--- Begin ---

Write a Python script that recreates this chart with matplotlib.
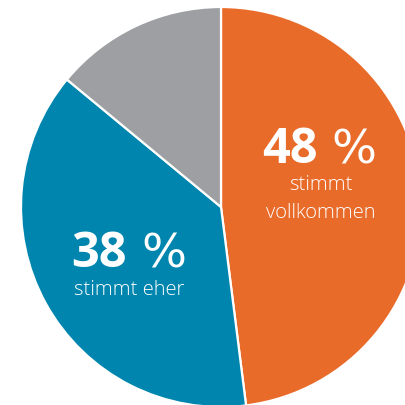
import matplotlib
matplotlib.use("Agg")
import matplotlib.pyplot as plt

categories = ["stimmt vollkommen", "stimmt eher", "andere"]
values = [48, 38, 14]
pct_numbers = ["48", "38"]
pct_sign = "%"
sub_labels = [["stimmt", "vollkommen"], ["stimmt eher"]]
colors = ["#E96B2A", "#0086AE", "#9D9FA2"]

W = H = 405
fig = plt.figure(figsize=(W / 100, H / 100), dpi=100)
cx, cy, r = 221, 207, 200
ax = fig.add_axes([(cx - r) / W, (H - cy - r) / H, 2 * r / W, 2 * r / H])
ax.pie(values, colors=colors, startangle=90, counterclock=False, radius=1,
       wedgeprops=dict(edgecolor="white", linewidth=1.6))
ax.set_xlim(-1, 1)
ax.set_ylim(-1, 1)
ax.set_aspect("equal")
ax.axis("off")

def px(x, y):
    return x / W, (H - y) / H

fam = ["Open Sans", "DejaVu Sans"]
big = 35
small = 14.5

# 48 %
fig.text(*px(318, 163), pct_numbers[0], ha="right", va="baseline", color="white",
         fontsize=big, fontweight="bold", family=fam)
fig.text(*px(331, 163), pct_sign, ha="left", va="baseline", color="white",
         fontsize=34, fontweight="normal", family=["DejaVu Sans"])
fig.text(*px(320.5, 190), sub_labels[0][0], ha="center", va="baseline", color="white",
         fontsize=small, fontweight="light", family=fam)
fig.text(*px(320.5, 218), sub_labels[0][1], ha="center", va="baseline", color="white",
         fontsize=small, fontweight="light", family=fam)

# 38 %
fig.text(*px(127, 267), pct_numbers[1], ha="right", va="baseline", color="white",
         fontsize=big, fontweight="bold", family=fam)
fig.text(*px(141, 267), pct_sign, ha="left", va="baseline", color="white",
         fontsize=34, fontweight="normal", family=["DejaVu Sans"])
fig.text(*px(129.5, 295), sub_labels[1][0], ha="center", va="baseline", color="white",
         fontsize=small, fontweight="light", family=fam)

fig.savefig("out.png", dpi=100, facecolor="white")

--- End ---

_Directive_
Reproduce exactly the run of lines that opens the listing and closes with the line holding "small = 14.5". Pictures are excluded.

_Final answer_
Write a Python script that recreates this chart with matplotlib.
import matplotlib
matplotlib.use("Agg")
import matplotlib.pyplot as plt

categories = ["stimmt vollkommen", "stimmt eher", "andere"]
values = [48, 38, 14]
pct_numbers = ["48", "38"]
pct_sign = "%"
sub_labels = [["stimmt", "vollkommen"], ["stimmt eher"]]
colors = ["#E96B2A", "#0086AE", "#9D9FA2"]

W = H = 405
fig = plt.figure(figsize=(W / 100, H / 100), dpi=100)
cx, cy, r = 221, 207, 200
ax = fig.add_axes([(cx - r) / W, (H - cy - r) / H, 2 * r / W, 2 * r / H])
ax.pie(values, colors=colors, startangle=90, counterclock=False, radius=1,
       wedgeprops=dict(edgecolor="white", linewidth=1.6))
ax.set_xlim(-1, 1)
ax.set_ylim(-1, 1)
ax.set_aspect("equal")
ax.axis("off")

def px(x, y):
    return x / W, (H - y) / H

fam = ["Open Sans", "DejaVu Sans"]
big = 35
small = 14.5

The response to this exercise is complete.